Berry or other fruit shortcake is surely one of this country’s most estimable contributions to the list of the world’s great desserts. Simplicity itself, shortcake is the epitome of good New England country cooking – sweetened biscuit dough, split, buttered, layered with sweet fruit filling and topped with whipped cream.

The only admonition is to use a light hand with the dough lest it become tough.

Herewith are two springtime shortcakes – strawberry, on a classic egg biscuit, and rhubarb, using an unusually delicious ground almond-enriched biscuit. Either would make a nice finale to a July 4 barbecue.

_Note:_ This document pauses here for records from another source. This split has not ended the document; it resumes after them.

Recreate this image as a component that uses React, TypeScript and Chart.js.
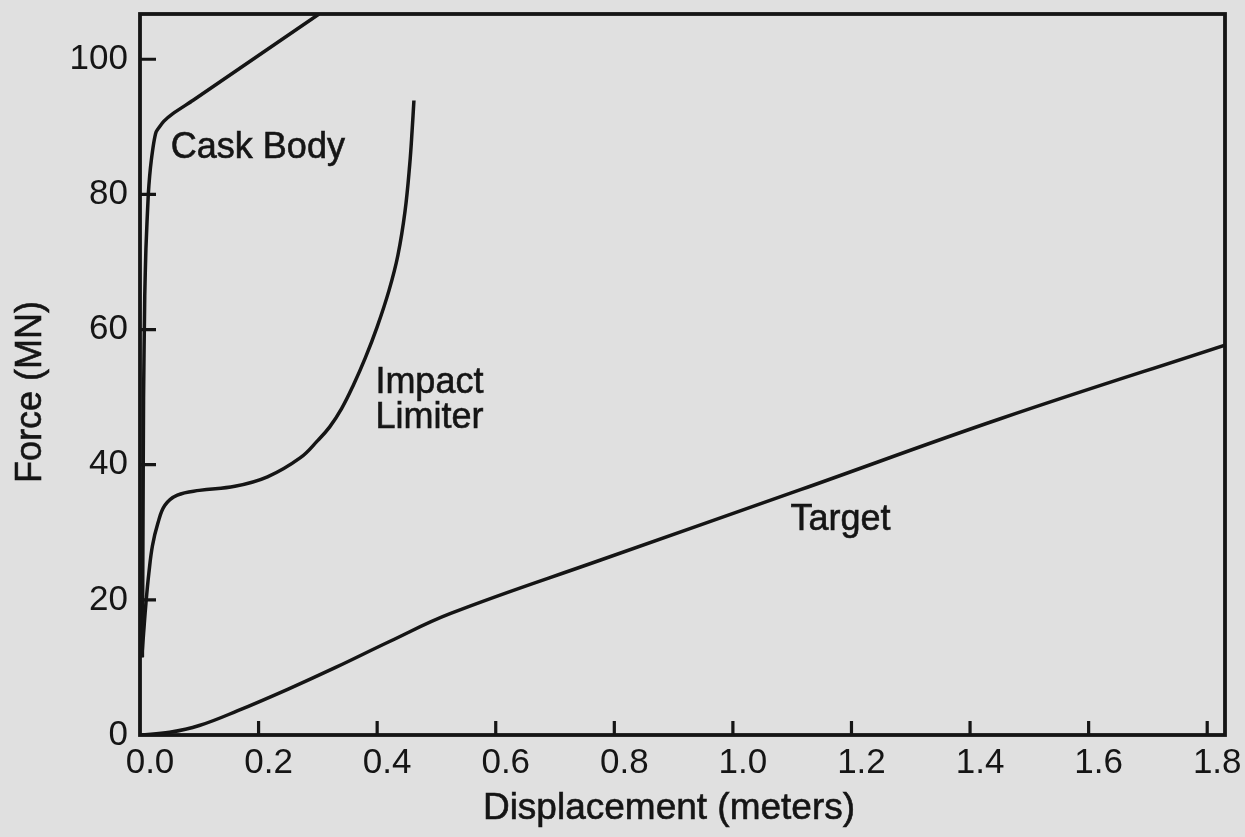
import React, { useEffect, useRef } from 'react';
import { Chart, registerables } from 'chart.js';

Chart.register(...registerables);

// ---- data ----
const xTicks = [0, 0.2, 0.4, 0.6, 0.8, 1.0, 1.2, 1.4, 1.6, 1.8];
const yTicks = [0, 20, 40, 60, 80, 100];

const caskX = [0.004, 0.005, 0.006, 0.008, 0.010, 0.014, 0.019, 0.027, 0.040, 0.056, 0.089, 0.302];
const caskY = [11.5, 30, 50, 65, 72, 80, 85, 89.2, 90.8, 92.0, 93.9, 106.7];

const limiterX = [0.003, 0.006, 0.010, 0.015, 0.021, 0.030, 0.042, 0.063, 0.100, 0.160, 0.215, 0.270, 0.300, 0.320, 0.340, 0.360, 0.380, 0.400, 0.420, 0.435, 0.447, 0.455, 0.459, 0.462];
const limiterY = [11.5, 15.0, 19.5, 24.0, 28.0, 31.3, 34.0, 35.5, 36.2, 36.8, 38.2, 41.0, 43.6, 45.6, 48.3, 51.8, 55.8, 60.4, 65.8, 71.0, 77.5, 84.5, 89.5, 93.9];

const targetX = [0, 0.05, 0.10, 0.165, 0.25, 0.33, 0.42, 0.524, 0.777, 1.114, 1.451, 1.83];
const targetY = [0, 0.4, 1.4, 3.6, 6.8, 10.0, 13.8, 18.0, 25.9, 36.3, 46.8, 57.7];

const seriesNames = ['Cask Body', 'Impact Limiter', 'Target'];

// curve labels: [text, x value, y value] (anchor = left baseline)
const curveLabels: [string, number, number][] = [
  ['Cask Body', 0.052, 85.4],
  ['Impact', 0.397, 50.6],
  ['Limiter', 0.397, 45.4],
  ['Target', 1.097, 30.3],
];

const xTitle = 'Displacement (meters)';
const yTitle = 'Force (MN)';

const FONT = "'Liberation Sans', Arial, Helvetica, sans-serif";
const INK = '#151515';
const BG = '#e0e0e0';

function pts(xs: number[], ys: number[]) {
  return xs.map((x, i) => ({ x, y: ys[i] }));
}

function heavyText(ctx: CanvasRenderingContext2D, t: string, x: number, y: number) {
  ctx.fillText(t, x, y);
  ctx.strokeText(t, x, y);
}

const framePlugin = {
  id: 'frame',
  beforeDraw(chart: any) {
    const { ctx, width, height } = chart;
    ctx.save();
    ctx.fillStyle = BG;
    ctx.fillRect(0, 0, width, height);
    ctx.restore();
  },
  afterDraw(chart: any) {
    const { ctx, chartArea: a, scales } = chart;
    const xs = scales.x;
    const ys = scales.y;
    ctx.save();
    ctx.strokeStyle = INK;
    ctx.lineWidth = 3.8;
    ctx.lineCap = 'butt';
    ctx.strokeRect(a.left, a.top, a.right - a.left, a.bottom - a.top);
    ctx.lineWidth = 3.2;
    ctx.beginPath();
    xTicks.forEach((v) => {
      if (v === 0) return;
      const p = xs.getPixelForValue(v);
      ctx.moveTo(p, a.bottom);
      ctx.lineTo(p, a.bottom - 14);
    });
    yTicks.forEach((v) => {
      if (v === 0) return;
      const p = ys.getPixelForValue(v);
      ctx.moveTo(a.left, p);
      ctx.lineTo(a.left + 16, p);
    });
    ctx.stroke();

    // curve labels
    ctx.fillStyle = INK;
    ctx.lineWidth = 0.6;
    ctx.font = `36px ${FONT}`;
    ctx.textAlign = 'left';
    ctx.textBaseline = 'alphabetic';
    curveLabels.forEach(([t, x, y]) => {
      heavyText(ctx, t, xs.getPixelForValue(x), ys.getPixelForValue(y));
    });

    // axis titles
    ctx.font = `37px ${FONT}`;
    ctx.textAlign = 'center';
    ctx.textBaseline = 'middle';
    heavyText(ctx, xTitle, 669, 809);
    ctx.font = `36px ${FONT}`;
    ctx.translate(31, 392);
    ctx.rotate(-Math.PI / 2);
    heavyText(ctx, yTitle, 0, 0);
    ctx.restore();
  },
};

export default function App() {
  const ref = useRef<HTMLCanvasElement | null>(null);

  useEffect(() => {
    if (!ref.current) return;
    const lineStyle = {
      showLine: true,
      borderColor: INK,
      backgroundColor: INK,
      borderWidth: 3.5,
      pointRadius: 0,
      fill: false,
    };
    const chart = new Chart(ref.current, {
      type: 'scatter',
      data: {
        datasets: [
          { label: seriesNames[0], data: pts(caskX, caskY), ...lineStyle, tension: 0.15 },
          { label: seriesNames[1], data: pts(limiterX, limiterY), ...lineStyle, tension: 0.4 },
          { label: seriesNames[2], data: pts(targetX, targetY), ...lineStyle, tension: 0.4 },
        ],
      },
      options: {
        responsive: false,
        animation: false,
        layout: { padding: { top: 14, right: 20, left: 0, bottom: 0 } },
        plugins: {
          legend: { display: false },
          tooltip: { enabled: false },
          title: { display: false },
        },
        scales: {
          x: {
            type: 'linear',
            min: 0,
            max: 1.83,
            grid: { display: false, drawTicks: false },
            border: { display: false },
            afterBuildTicks: (s: any) => {
              s.ticks = xTicks.map((v) => ({ value: v }));
            },
            afterFit: (s: any) => {
              s.height = 102;
              s.paddingLeft = 0;
              s.paddingRight = 0;
            },
            ticks: {
              color: INK,
              font: { family: FONT, size: 35 },
              padding: 7,
              labelOffset: 10,
              maxRotation: 0,
              autoSkip: false,
              callback: (v: any) => Number(v).toFixed(1),
            },
          },
          y: {
            type: 'linear',
            min: 0,
            max: 106.7,
            grid: { display: false, drawTicks: false },
            border: { display: false },
            afterBuildTicks: (s: any) => {
              s.ticks = yTicks.map((v) => ({ value: v }));
            },
            afterFit: (s: any) => {
              s.width = 140;
              s.paddingTop = 0;
              s.paddingBottom = 0;
            },
            ticks: {
              color: INK,
              font: { family: FONT, size: 35 },
              padding: 12,
              autoSkip: false,
              callback: (v: any) => String(v),
            },
          },
        },
      },
      plugins: [framePlugin],
    });
    return () => chart.destroy();
  }, []);

  return (
    <div style={{ position: 'absolute', left: 0, top: 0, width: 1245, height: 837, background: BG }}>
      <canvas ref={ref} width={1245} height={837} style={{ display: 'block', width: 1245, height: 837 }} />
    </div>
  );
}
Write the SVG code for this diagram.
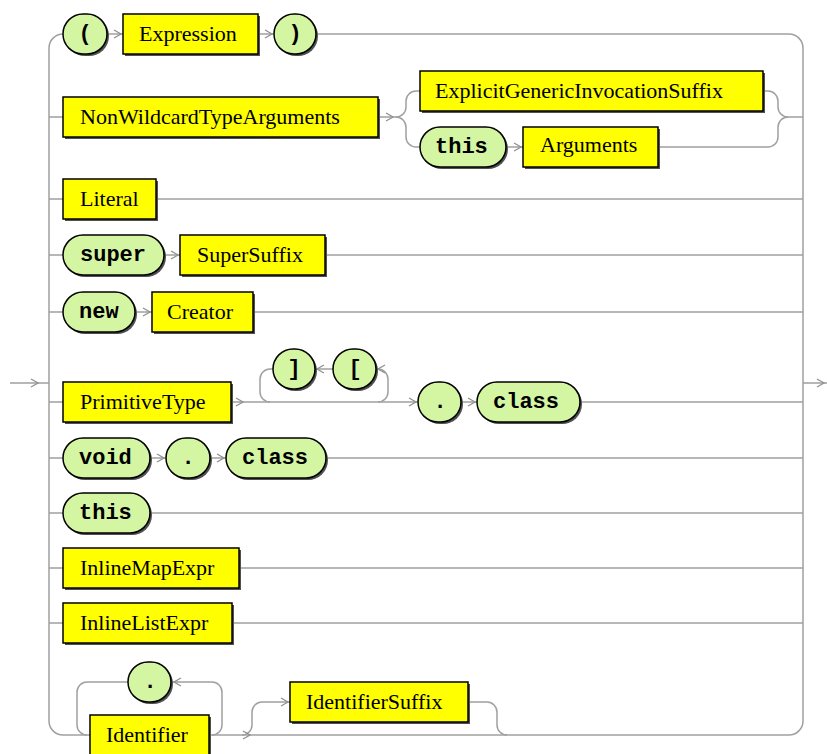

Dead ripe, fragrant native strawberries, whether picked on your hands and knees or bought from a roadside stand or farmers market, are surely one of nature’s priceless seasonal offerings. In a perfect world, strawberry shortcake would be made only from local berries, picked that day, still warm from the sun, and never refrigerated. The “short” egg biscuit – here made into one large cake for an impressive presentation for a large group – is really best when eaten warm, directly from the oven, but all the elements can be made ahead and held for a few hours.

Serves 8


2 quarts ripe strawberries, preferably native berries

¼ to ½ cup granulated sugar

2 teaspoons lemon juice


2 cups all-purpose flour

1/3 cup granulated sugar

4 teaspoons baking powder

1 teaspoon salt

6 tablespoons chilled unsalted butter, cut in about 10 pieces, plus 3 tablespoons softened unsalted butter for spreading on the biscuit

1 egg

½ cup milk

1½ cups heavy cream

2 tablespoons confectioners’ sugar

To make the strawberry filling, choose 8 good-looking berries and set aside.

Hull remaining strawberries. Place half of the berries in a large shallow bowl or on a large rimmed plate and crush, using a potato masher or fork. Slice remaining berries and add to the crushed berries, along with sugar and lemon juice. The amount of sugar you use will depend on sweetness of berries. Stir well to combine.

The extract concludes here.